Der politisch-mediale Dampfkochtopf um Uli Hoeness droht zu explodieren. Thomas Sutter von der Bankiervereinigung fragt sich, wie die Sache publik wurde.

Thomas_Sutter_119x178Thomas Sutter ist Leiter Kommunikation und Mitglied der Geschäftsleitung bei der Schweizerischen Bankiervereinigung

«Denk ich an Deutschland in der Nacht, dann bin ich um den Schlaf gebracht», hat Heinrich Heine vor Jahrhunderten gedichtet. Und auch heute spielt sich wieder Seltsames in unserem nördlichen Nachbarland ab.

Der verständnisvolle und langmütige Schweizer hat gelernt, dass sich Deutschland viel lieber über das Interessante (zum Beispiel Sottisen über Dirndls) als über das Wichtige medial empört.

Weiter wissen wir auch, dass der gemeine Steuerhinterzieher als Straftäter in der Meinung der Journalisten und Politiker knapp vor dem Gewaltverbrecher rangiert.

Schliesslich zeigen die zahlreichen CD-Käufe auf, dass die Rechtsordnung eines befreundeten Nachbars mit Füssen getreten wird. Der Zweck heiligt alle Mittel.

Aber zu welchen Verwerfungen das politische und mediale Berlin nun in der so genannten Affäre Hoeness fähig ist, bringt mich wirklich um den Schlaf.

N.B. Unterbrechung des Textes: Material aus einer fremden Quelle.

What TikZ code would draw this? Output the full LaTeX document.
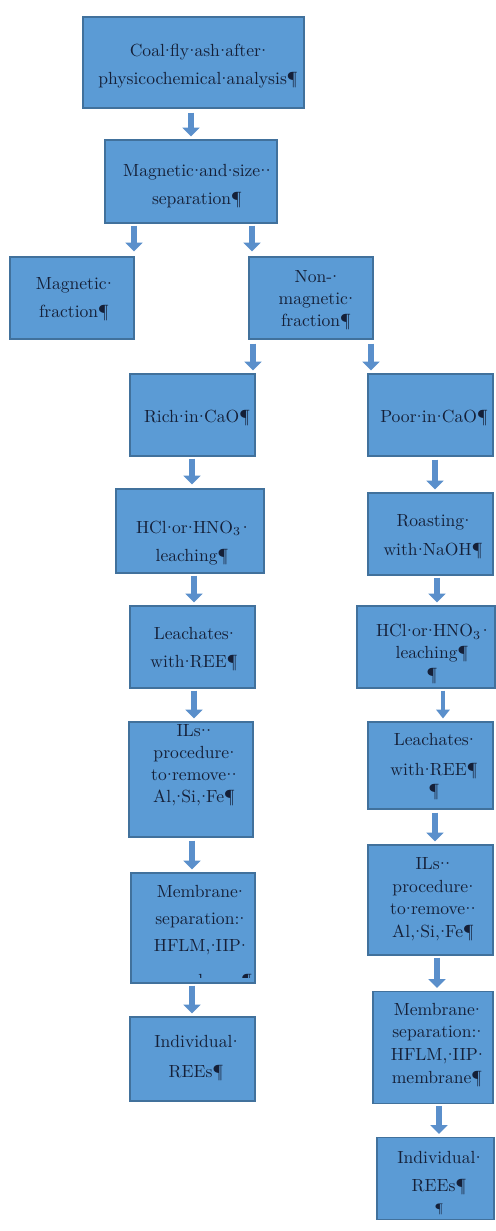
\documentclass[tikz,border=0pt]{standalone}
\usepackage{fontspec}
\usetikzlibrary{arrows.meta,calc}
\definecolor{boxfill}{HTML}{5B9BD5}
\definecolor{boxline}{HTML}{41719C}
\definecolor{txtcol}{HTML}{152038}
\definecolor{arrcol}{HTML}{5A8FCB}
\tikzset{
  box/.style={draw=boxline, fill=boxfill, line width=0.6pt, inner sep=0pt},
  wh/.style 2 args={minimum width=#1*0.02cm, minimum height=#2*0.02cm},
  lbl/.style={inner sep=0pt, align=center, text=txtcol, font=\fontsize{10}{#1}\selectfont},
  lbl/.default=12.5pt,
  flowarrow/.style={draw=arrcol, line width=3.6pt, -{Triangle[width=9.5pt,length=5pt]}},
  thinarrow/.style={draw=arrcol, line width=2.2pt, -{Triangle[width=7.5pt,length=5pt]}},
}
\newcommand{\dt}{\hbox to 3pt{\hss·\hss}}
\newcommand{\sub}[1]{\textsubscript{#1}\kern1pt}
\newcommand{\smallpil}{{\fontsize{7}{7}\selectfont ¶}}
\begin{document}
\begin{tikzpicture}[x=0.02cm,y=-0.02cm]
\useasboundingbox[fill=white] (0,0) rectangle (495,1231);
% boxes
\node[box, wh={221}{91}] (b1) at (193.5,62.5) {};
\node[box, wh={172}{83}] (b2) at (191,181.5) {};
\node[box, wh={124}{82}] (mag) at (72,298) {};
\node[box, wh={124}{82}] (nonmag) at (311,298) {};
\node[box, wh={125}{82}] (rich) at (192.5,415) {};
\node[box, wh={125}{82}] (poor) at (430.5,415) {};
\node[box, wh={148}{84}] (hclL) at (190,531) {};
\node[box, wh={125}{82}] (roast) at (430.5,534) {};
\node[box, wh={125}{82}] (leachL) at (192.5,647) {};
\node[box, wh={138}{82}] (hclR) at (426,647) {};
\node[box, wh={124}{115}] (ilsL) at (191,779.5) {};
\node[box, wh={125}{87}] (leachR) at (430.5,765.5) {};
\node[box, wh={124}{110}] (memL) at (193,928) {};
\node[box, wh={125}{110}] (ilsR) at (430.5,900) {};
\node[box, wh={125}{84}] (indL) at (192.5,1059) {};
\node[box, wh={120}{112}] (memR) at (433,1047.5) {};
\node[box, wh={117}{82}] (indR) at (435.5,1178.5) {};
% texts
\node[lbl=16pt] (b1t) at (198,66) {Coal\dt fly\dt ash\dt after\dt\\physicochemical\dt analysis¶};
\node[lbl=16pt] (b2t) at (197,186) {Magnetic\dt and\dt size\dt\dt\\separation¶};
\node[lbl=16pt] (magt) at (74,299) {Magnetic\dt\\fraction¶};
\node[lbl=12.5pt] (nonmagt) at (316,300) {Non-\dt\\magnetic\dt\\fraction¶};
\node[lbl] (richt) at (197,418) {Rich\dt in\dt CaO¶};
\node[lbl] (poort) at (434,418) {Poor\dt in\dt CaO¶};
\node[lbl=16pt] (hclLt) at (192,543) {HCl\dt or\dt HNO\sub{3}\dt\\leaching¶};
\node[lbl=16.5pt] (roastt) at (433,537) {Roasting\dt\\with\dt NaOH¶};
\node[lbl=16pt] (leachLt) at (194,649) {Leachates\dt\\with\dt REE¶};
\node[lbl=12.5pt] (hclRt) at (432,654) {HCl\dt or\dt HNO\sub{3}\dt\\leaching¶\\¶};
\node[lbl=12.5pt] (ilsLt) at (194,765) {ILs\dt\dt\\procedure\dt\\to\dt remove\dt\dt\\Al,\dt Si,\dt Fe¶};
\node[lbl=17pt] (leachRt) at (434,767) {Leachates\dt\\with\dt REE¶\\[-5pt]¶};
\begin{scope}
  \clip (memL.north west) rectangle (255,977);
  \node[lbl=15.4pt] (memLt) at (200,920) {Membrane\dt\\separation:\dt\\HFLM,\dt IIP\dt};
  \node[lbl, anchor=base] (memLx) at (207,986) {membrane¶};
\end{scope}
\node[lbl=12.8pt] (ilsRt) at (433,899) {ILs\dt\dt\\procedure\dt\\to\dt remove\dt\dt\\Al,\dt Si,\dt Fe¶};
\node[lbl=17pt] (indLt) at (196,1058) {Individual\dt\\REEs¶};
\node[lbl=13pt] (memRt) at (437,1045) {Membrane\dt\\separation:\dt\\HFLM,\dt IIP\dt\\membrane¶};
\node[lbl=16pt] (indRt) at (439,1183) {Individual\dt\\REEs¶\\[-4pt]\smallpil};
% arrows
\draw[flowarrow] ($(b1.south -| 191,0)+(0,4)$) -- ($(b2.north -| 191,0)+(0,-3)$);
\draw[flowarrow] ($(b2.south -| 134,0)+(0,2)$) -- ($(mag.north -| 134,0)+(0,-5)$);
\draw[flowarrow] ($(b2.south -| 252,0)+(0,2)$) -- ($(nonmag.north -| 252,0)+(0,-5)$);
\draw[flowarrow] ($(nonmag.south -| 253,0)+(0,4)$) -- ($(rich.north -| 253,0)+(0,-3)$);
\draw[flowarrow] ($(nonmag.south -| 371,0)+(0,4)$) -- ($(poor.north -| 371,0)+(0,-3)$);
\draw[flowarrow] ($(rich.south -| 192,0)+(0,2)$) -- ($(hclL.north -| 192,0)+(0,-4)$);
\draw[flowarrow] ($(poor.south -| 435,0)+(0,3)$) -- ($(roast.north -| 435,0)+(0,-3)$);
\draw[flowarrow] ($(hclL.south -| 194,0)+(0,2)$) -- ($(leachL.north -| 194,0)+(0,-3)$);
\draw[flowarrow] ($(roast.south -| 437,0)+(0,2)$) -- ($(hclR.north -| 437,0)+(0,-3)$);
\draw[flowarrow] ($(leachL.south -| 194,0)+(0,2)$) -- ($(ilsL.north -| 194,0)+(0,-3)$);
\draw[thinarrow] ($(hclR.south -| 443,0)+(0,2)$) -- ($(leachR.north -| 443,0)+(0,-3)$);
\draw[flowarrow] ($(ilsL.south -| 192,0)+(0,3)$) -- ($(memL.north -| 192,0)+(0,-3)$);
\draw[flowarrow] ($(leachR.south -| 435,0)+(0,3)$) -- ($(ilsR.north -| 435,0)+(0,-3)$);
\draw[flowarrow] ($(memL.south -| 192,0)+(0,2)$) -- ($(indL.north -| 192,0)+(0,-3)$);
\draw[flowarrow] ($(ilsR.south -| 437,0)+(0,2)$) -- ($(memR.north -| 437,0)+(0,-3)$);
\draw[flowarrow] ($(memR.south -| 439,0)+(0,2)$) -- ($(indR.north -| 439,0)+(0,-3)$);
\end{tikzpicture}
\end{document}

Desinformierende Talkshows und...

Zuerst debattiert am Sonntagabend eine illustre Runde der üblichen Verdächtigen eine Stunde lang über die möglichen Verfehlungen von Uli Hoeness, ganz unter dem Motto «wieso brauche ich die Fakten zu kennen, wenn ich auch mit Spekulationen, Verdächtigungen, Anschuldigungen und Persönlichkeitsverletzungen die Sendezeit füllen kann». Hallo, rechtfertigt die Quote eigentlich alles?

....eine zermürbt um sich schlagende Opposition

Den Vogel abgeschossen hat aber die bei den Meinungsumfragen bei 26 Prozent dümpelnde Opposition. Zuerst wird das Lebenswerk einer prominenten und erfolgreichen Person auf ein fehlbares Verhalten reduziert und die vergangene Lebensleistung in Frage gestellt. Dann – man höre und staune – wird kritisiert, dass Uli Hoeness von der im Gesetz verankerten strafbefreienden Selbstanzeige Gebrauch gemacht hat.

Die gleichen Leute kritisieren also das System, das sie seit Jahren benützen und immer wieder prahlen, wie viele Milliarden damit bereits eingespielt wurden. Hallo, rechtfertigt ein Wahlkampf eigentlich alles?

Verletzung des Steuergeheimnisses?

Dabei könnte die Hoeness-Geschichte auch anders gespielt werden. Denn das Steuergeheimnis wurde aufs Gröbste verletzt, und damit wurden ganz sicher viele Leute verunsichert. Männiglich wird sich also fragen, ob seine Daten bei den Finanzämtern noch sicher sind, oder ob schon bald sein Name im Kioskaushang steht.

Wetten, dass es darüber nie eine Talkrunde geben wird?